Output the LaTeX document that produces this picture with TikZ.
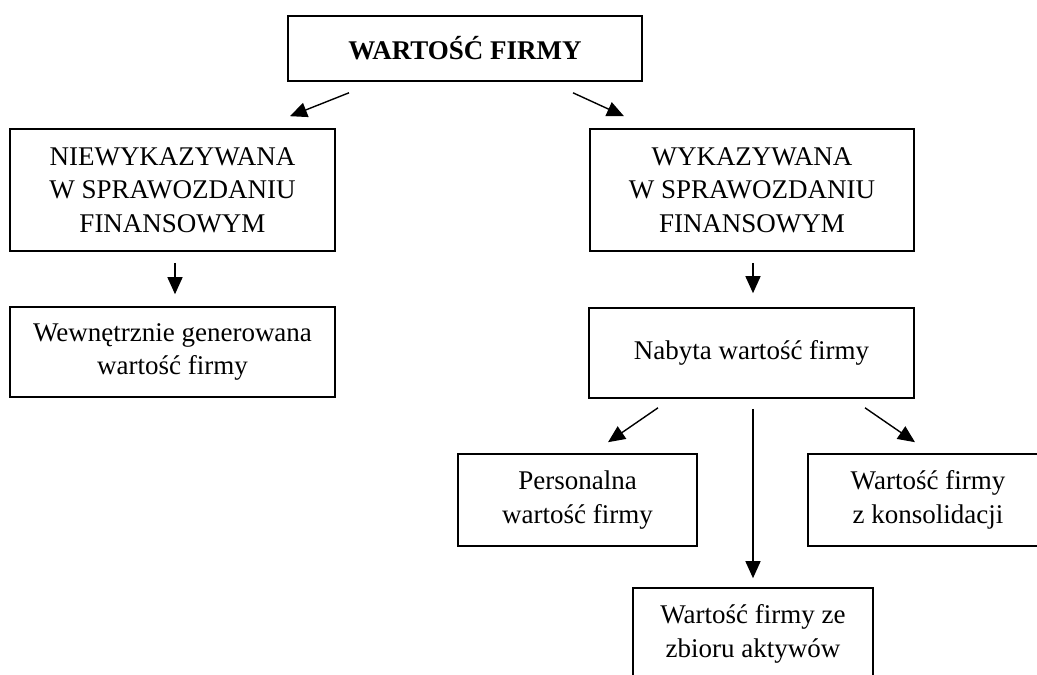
\documentclass[tikz,border=0pt]{standalone}
\usepackage{fontspec}
\setmainfont{Liberation Serif}
\usetikzlibrary{arrows.meta}
\tikzset{
  box/.style={draw=black, line width=1.6pt, fill=white, inner sep=0pt, align=center,
              font=\fontsize{27pt}{33.5pt}\selectfont},
  arr/.style={line width=1.4pt, -{Triangle[length=17pt,width=15pt]}}
}
\begin{document}
\begin{tikzpicture}[x=1pt,y=-1pt]
\useasboundingbox (0,0) rectangle (1037,675);
\clip (0,0) rectangle (1037,675);
\fill[white] (0,0) rectangle (1037,675);

\node[box, minimum width=354pt, minimum height=65pt] (top) at (465,48.5) {\bfseries WARTOŚĆ FIRMY};
\node[box, minimum width=325pt, minimum height=122pt] (left) at (172.5,190) {NIEWYKAZYWANA\\W SPRAWOZDANIU\\FINANSOWYM};
\node[box, minimum width=324pt, minimum height=122pt] (right) at (752,190) {WYKAZYWANA\\W SPRAWOZDANIU\\FINANSOWYM};
\node[box, minimum width=325pt, minimum height=90pt] (lowleft) at (172.5,352) {Wewnętrznie generowana\\wartość firmy};
\node[box, minimum width=325pt, minimum height=90pt] (nabyta) at (751.5,353) {Nabyta wartość firmy};
\node[box, minimum width=239pt, minimum height=92pt] (pers) at (577.5,500) {Personalna\\wartość firmy};
\node[box, minimum width=240pt, minimum height=92pt] (kons) at (928,500) {Wartość firmy\\z konsolidacji};
\node[box, minimum width=240pt, minimum height=92pt] (zbior) at (753,634) {Wartość firmy ze\\zbioru aktywów};

\draw[arr] ([xshift=-116pt,yshift=-11pt]top.south) -- ([xshift=117.5pt,yshift=12pt]left.north);
\draw[arr] ([xshift=108pt,yshift=-11pt]top.south) -- ([xshift=-128pt,yshift=12pt]right.north);
\draw[arr] ([xshift=2.5pt,yshift=-11pt]left.south) -- ([xshift=2.5pt,yshift=12pt]lowleft.north);
\draw[arr] ([xshift=1pt,yshift=-11pt]right.south) -- ([xshift=1.5pt,yshift=14pt]nabyta.north);
\draw[arr] ([xshift=-93.5pt,yshift=-9pt]nabyta.south) -- ([xshift=30.5pt,yshift=11pt]pers.north);
\draw[arr] ([xshift=113.5pt,yshift=-9pt]nabyta.south) -- ([xshift=-13pt,yshift=11pt]kons.north);
\draw[arr] ([xshift=1.5pt,yshift=-10pt]nabyta.south) -- ([yshift=9pt]zbior.north);
\end{tikzpicture}
\end{document}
========================================
PROMPT: Quote the material exactly. Pictures stay out.

REPLY TO THE EXERCISE:
Output the LaTeX document that produces this picture with TikZ.
\documentclass[tikz,border=0pt]{standalone}
\usepackage{fontspec}
\setmainfont{Liberation Serif}
\usetikzlibrary{arrows.meta}
\tikzset{
  box/.style={draw=black, line width=1.6pt, fill=white, inner sep=0pt, align=center,
              font=\fontsize{27pt}{33.5pt}\selectfont},
  arr/.style={line width=1.4pt, -{Triangle[length=17pt,width=15pt]}}
}
\begin{document}
\begin{tikzpicture}[x=1pt,y=-1pt]
\useasboundingbox (0,0) rectangle (1037,675);
\clip (0,0) rectangle (1037,675);
\fill[white] (0,0) rectangle (1037,675);

\node[box, minimum width=354pt, minimum height=65pt] (top) at (465,48.5) {\bfseries WARTOŚĆ FIRMY};
\node[box, minimum width=325pt, minimum height=122pt] (left) at (172.5,190) {NIEWYKAZYWANA\\W SPRAWOZDANIU\\FINANSOWYM};
\node[box, minimum width=324pt, minimum height=122pt] (right) at (752,190) {WYKAZYWANA\\W SPRAWOZDANIU\\FINANSOWYM};
\node[box, minimum width=325pt, minimum height=90pt] (lowleft) at (172.5,352) {Wewnętrznie generowana\\wartość firmy};
\node[box, minimum width=325pt, minimum height=90pt] (nabyta) at (751.5,353) {Nabyta wartość firmy};
\node[box, minimum width=239pt, minimum height=92pt] (pers) at (577.5,500) {Personalna\\wartość firmy};
\node[box, minimum width=240pt, minimum height=92pt] (kons) at (928,500) {Wartość firmy\\z konsolidacji};
\node[box, minimum width=240pt, minimum height=92pt] (zbior) at (753,634) {Wartość firmy ze\\zbioru aktywów};

\draw[arr] ([xshift=-116pt,yshift=-11pt]top.south) -- ([xshift=117.5pt,yshift=12pt]left.north);
\draw[arr] ([xshift=108pt,yshift=-11pt]top.south) -- ([xshift=-128pt,yshift=12pt]right.north);
\draw[arr] ([xshift=2.5pt,yshift=-11pt]left.south) -- ([xshift=2.5pt,yshift=12pt]lowleft.north);
\draw[arr] ([xshift=1pt,yshift=-11pt]right.south) -- ([xshift=1.5pt,yshift=14pt]nabyta.north);
\draw[arr] ([xshift=-93.5pt,yshift=-9pt]nabyta.south) -- ([xshift=30.5pt,yshift=11pt]pers.north);
\draw[arr] ([xshift=113.5pt,yshift=-9pt]nabyta.south) -- ([xshift=-13pt,yshift=11pt]kons.north);
\draw[arr] ([xshift=1.5pt,yshift=-10pt]nabyta.south) -- ([yshift=9pt]zbior.north);
\end{tikzpicture}
\end{document}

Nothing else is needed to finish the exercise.